++++ Recorded information

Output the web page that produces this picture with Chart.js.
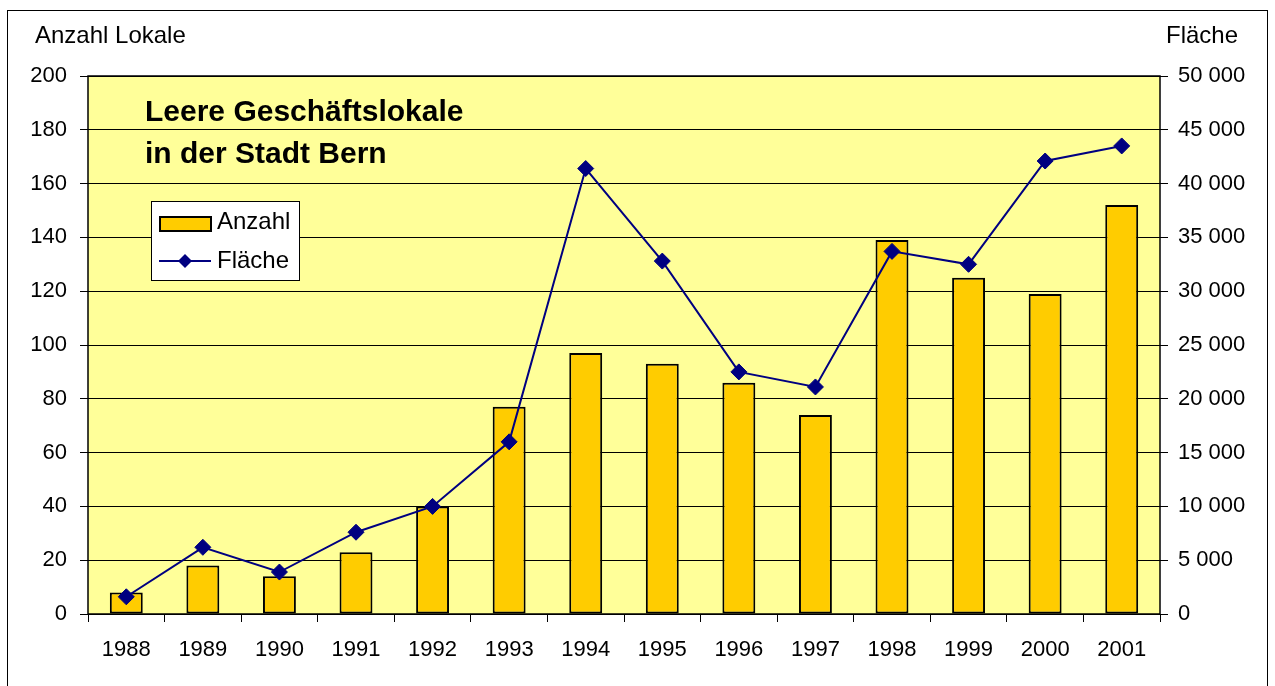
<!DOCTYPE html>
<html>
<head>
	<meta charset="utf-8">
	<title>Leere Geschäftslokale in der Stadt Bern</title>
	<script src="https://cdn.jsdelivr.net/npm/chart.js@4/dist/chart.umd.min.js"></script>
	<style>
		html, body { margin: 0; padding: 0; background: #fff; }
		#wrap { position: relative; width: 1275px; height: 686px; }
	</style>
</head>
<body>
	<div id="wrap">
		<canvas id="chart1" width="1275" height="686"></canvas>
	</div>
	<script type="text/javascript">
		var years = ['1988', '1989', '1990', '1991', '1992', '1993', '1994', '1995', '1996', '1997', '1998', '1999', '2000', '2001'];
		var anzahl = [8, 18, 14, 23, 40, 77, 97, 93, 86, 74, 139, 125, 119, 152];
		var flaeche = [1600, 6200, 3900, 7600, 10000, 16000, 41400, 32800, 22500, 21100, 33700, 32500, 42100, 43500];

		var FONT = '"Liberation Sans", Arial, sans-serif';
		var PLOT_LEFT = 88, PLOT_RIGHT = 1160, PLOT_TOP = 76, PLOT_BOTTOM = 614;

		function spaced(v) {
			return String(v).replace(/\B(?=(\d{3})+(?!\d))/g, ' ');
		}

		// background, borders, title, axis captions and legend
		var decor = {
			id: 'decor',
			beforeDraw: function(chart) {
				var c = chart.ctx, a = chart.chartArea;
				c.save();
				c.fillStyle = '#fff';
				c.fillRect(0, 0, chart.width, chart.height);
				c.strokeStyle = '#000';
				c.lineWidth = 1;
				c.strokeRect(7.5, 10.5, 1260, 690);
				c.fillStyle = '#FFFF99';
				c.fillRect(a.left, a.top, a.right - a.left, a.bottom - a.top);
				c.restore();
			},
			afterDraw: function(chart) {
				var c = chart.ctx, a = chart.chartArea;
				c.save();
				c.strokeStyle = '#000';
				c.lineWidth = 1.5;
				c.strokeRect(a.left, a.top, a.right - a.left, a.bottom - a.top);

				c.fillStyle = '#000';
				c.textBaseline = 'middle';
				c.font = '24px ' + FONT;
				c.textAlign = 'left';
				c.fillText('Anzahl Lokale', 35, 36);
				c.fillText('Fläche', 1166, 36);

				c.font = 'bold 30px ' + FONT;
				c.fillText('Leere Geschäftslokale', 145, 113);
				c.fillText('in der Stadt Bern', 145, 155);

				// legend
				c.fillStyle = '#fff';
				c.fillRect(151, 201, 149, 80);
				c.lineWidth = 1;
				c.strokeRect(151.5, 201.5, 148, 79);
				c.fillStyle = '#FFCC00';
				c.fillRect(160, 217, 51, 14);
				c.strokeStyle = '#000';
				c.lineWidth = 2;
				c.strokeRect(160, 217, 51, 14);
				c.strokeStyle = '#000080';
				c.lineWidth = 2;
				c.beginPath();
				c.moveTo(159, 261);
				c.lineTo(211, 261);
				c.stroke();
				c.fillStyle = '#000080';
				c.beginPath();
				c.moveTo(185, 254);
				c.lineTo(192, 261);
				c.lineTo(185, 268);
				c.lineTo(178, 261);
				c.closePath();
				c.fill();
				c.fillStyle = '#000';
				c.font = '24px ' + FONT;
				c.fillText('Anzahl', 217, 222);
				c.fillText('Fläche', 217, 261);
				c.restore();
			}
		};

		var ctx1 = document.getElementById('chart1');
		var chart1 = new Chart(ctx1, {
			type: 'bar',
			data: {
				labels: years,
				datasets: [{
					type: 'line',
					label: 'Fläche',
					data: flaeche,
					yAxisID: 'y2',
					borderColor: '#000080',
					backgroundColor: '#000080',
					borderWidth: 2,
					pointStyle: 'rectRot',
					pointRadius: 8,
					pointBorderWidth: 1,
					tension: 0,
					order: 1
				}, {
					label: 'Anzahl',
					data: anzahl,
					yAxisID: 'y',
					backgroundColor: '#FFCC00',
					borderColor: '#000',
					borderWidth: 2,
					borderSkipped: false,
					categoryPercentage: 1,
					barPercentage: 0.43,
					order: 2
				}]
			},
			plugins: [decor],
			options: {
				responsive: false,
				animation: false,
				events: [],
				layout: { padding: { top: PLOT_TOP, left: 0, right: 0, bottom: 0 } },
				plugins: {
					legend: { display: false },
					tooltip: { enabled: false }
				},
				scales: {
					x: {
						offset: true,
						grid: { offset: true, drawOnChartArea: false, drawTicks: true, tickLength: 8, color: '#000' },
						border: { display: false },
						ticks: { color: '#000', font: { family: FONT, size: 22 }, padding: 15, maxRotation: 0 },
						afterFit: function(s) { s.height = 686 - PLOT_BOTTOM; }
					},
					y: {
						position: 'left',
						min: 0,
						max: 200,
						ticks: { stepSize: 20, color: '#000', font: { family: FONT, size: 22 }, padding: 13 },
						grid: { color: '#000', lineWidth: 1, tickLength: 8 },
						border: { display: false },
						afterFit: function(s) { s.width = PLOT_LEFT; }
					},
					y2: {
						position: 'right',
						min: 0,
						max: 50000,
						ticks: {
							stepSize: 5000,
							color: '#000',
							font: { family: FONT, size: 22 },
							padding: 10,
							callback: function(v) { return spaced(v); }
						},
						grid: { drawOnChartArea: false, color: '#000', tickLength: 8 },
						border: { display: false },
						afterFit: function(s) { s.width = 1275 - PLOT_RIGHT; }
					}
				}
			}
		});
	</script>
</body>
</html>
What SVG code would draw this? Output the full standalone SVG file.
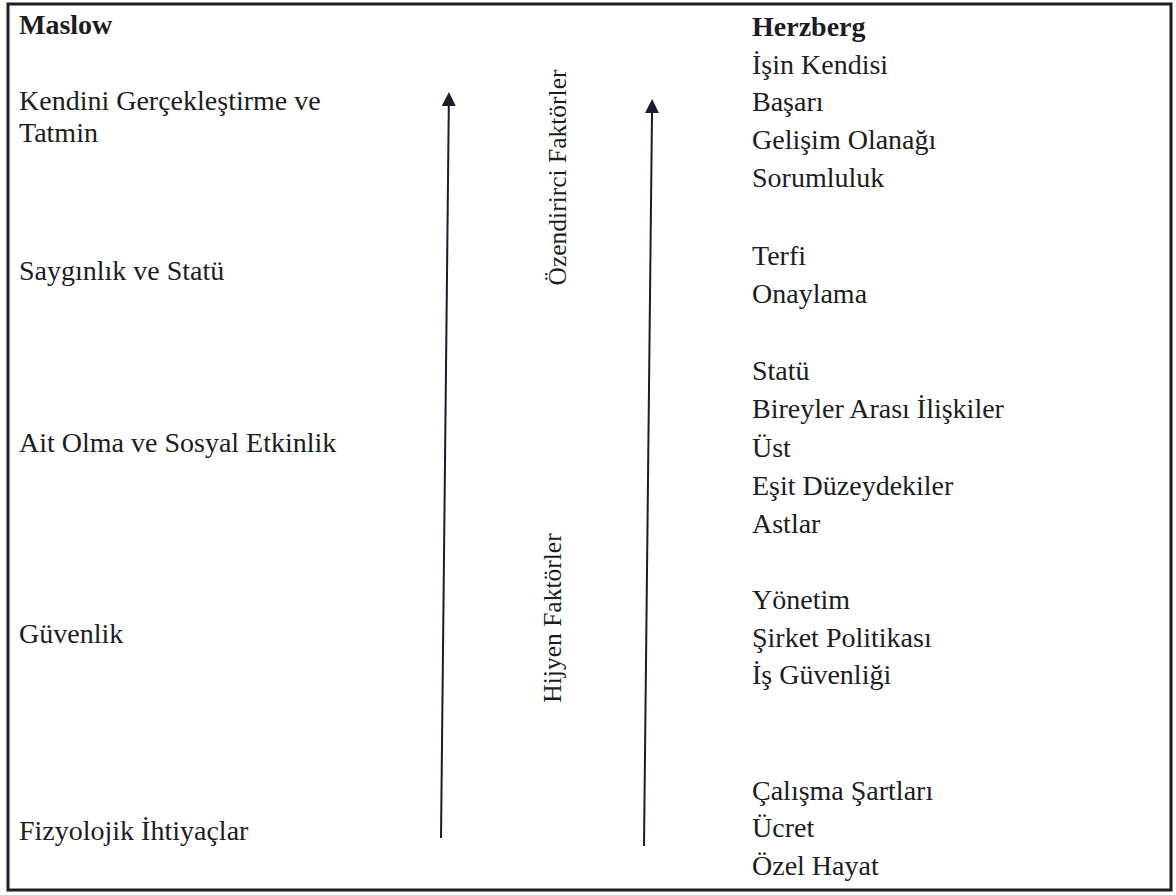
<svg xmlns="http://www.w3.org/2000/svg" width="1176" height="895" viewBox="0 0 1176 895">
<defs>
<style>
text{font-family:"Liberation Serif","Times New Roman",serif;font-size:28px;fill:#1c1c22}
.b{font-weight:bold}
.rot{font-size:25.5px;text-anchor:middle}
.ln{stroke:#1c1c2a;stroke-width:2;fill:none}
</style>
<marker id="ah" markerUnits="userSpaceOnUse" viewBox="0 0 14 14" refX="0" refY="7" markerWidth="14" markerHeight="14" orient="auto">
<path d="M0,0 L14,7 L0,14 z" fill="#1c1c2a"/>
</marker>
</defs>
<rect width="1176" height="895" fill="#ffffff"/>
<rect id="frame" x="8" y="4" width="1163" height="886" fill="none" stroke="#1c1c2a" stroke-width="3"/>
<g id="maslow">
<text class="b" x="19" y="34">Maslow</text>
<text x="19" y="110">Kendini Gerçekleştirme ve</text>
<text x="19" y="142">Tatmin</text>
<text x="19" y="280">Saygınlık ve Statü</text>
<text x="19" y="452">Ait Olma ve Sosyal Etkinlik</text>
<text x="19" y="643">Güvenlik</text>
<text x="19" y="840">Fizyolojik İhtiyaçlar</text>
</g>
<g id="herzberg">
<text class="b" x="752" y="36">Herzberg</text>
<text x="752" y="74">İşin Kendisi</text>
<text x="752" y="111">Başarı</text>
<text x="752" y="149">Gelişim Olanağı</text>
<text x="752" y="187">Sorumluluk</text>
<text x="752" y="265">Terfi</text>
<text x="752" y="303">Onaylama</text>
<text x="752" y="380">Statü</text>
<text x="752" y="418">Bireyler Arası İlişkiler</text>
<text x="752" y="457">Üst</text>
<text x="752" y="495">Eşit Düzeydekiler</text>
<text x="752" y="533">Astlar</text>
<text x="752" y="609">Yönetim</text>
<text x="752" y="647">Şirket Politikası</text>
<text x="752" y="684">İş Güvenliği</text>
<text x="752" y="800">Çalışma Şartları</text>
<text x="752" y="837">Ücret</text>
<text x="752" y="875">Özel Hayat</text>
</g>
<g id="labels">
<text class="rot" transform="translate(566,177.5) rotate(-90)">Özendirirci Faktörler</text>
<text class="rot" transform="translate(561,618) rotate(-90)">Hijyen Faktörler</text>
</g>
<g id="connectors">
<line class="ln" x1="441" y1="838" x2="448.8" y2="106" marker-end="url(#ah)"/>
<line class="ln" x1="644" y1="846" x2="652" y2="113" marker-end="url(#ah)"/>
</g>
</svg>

++++++++

Your instructions
Find the line containing "What SVG code" in the listing above. Please restate word for word that line through the last one, leaving out the pictures.

Right answer
What SVG code would draw this? Output the full standalone SVG file.
<svg xmlns="http://www.w3.org/2000/svg" width="1176" height="895" viewBox="0 0 1176 895">
<defs>
<style>
text{font-family:"Liberation Serif","Times New Roman",serif;font-size:28px;fill:#1c1c22}
.b{font-weight:bold}
.rot{font-size:25.5px;text-anchor:middle}
.ln{stroke:#1c1c2a;stroke-width:2;fill:none}
</style>
<marker id="ah" markerUnits="userSpaceOnUse" viewBox="0 0 14 14" refX="0" refY="7" markerWidth="14" markerHeight="14" orient="auto">
<path d="M0,0 L14,7 L0,14 z" fill="#1c1c2a"/>
</marker>
</defs>
<rect width="1176" height="895" fill="#ffffff"/>
<rect id="frame" x="8" y="4" width="1163" height="886" fill="none" stroke="#1c1c2a" stroke-width="3"/>
<g id="maslow">
<text class="b" x="19" y="34">Maslow</text>
<text x="19" y="110">Kendini Gerçekleştirme ve</text>
<text x="19" y="142">Tatmin</text>
<text x="19" y="280">Saygınlık ve Statü</text>
<text x="19" y="452">Ait Olma ve Sosyal Etkinlik</text>
<text x="19" y="643">Güvenlik</text>
<text x="19" y="840">Fizyolojik İhtiyaçlar</text>
</g>
<g id="herzberg">
<text class="b" x="752" y="36">Herzberg</text>
<text x="752" y="74">İşin Kendisi</text>
<text x="752" y="111">Başarı</text>
<text x="752" y="149">Gelişim Olanağı</text>
<text x="752" y="187">Sorumluluk</text>
<text x="752" y="265">Terfi</text>
<text x="752" y="303">Onaylama</text>
<text x="752" y="380">Statü</text>
<text x="752" y="418">Bireyler Arası İlişkiler</text>
<text x="752" y="457">Üst</text>
<text x="752" y="495">Eşit Düzeydekiler</text>
<text x="752" y="533">Astlar</text>
<text x="752" y="609">Yönetim</text>
<text x="752" y="647">Şirket Politikası</text>
<text x="752" y="684">İş Güvenliği</text>
<text x="752" y="800">Çalışma Şartları</text>
<text x="752" y="837">Ücret</text>
<text x="752" y="875">Özel Hayat</text>
</g>
<g id="labels">
<text class="rot" transform="translate(566,177.5) rotate(-90)">Özendirirci Faktörler</text>
<text class="rot" transform="translate(561,618) rotate(-90)">Hijyen Faktörler</text>
</g>
<g id="connectors">
<line class="ln" x1="441" y1="838" x2="448.8" y2="106" marker-end="url(#ah)"/>
<line class="ln" x1="644" y1="846" x2="652" y2="113" marker-end="url(#ah)"/>
</g>
</svg>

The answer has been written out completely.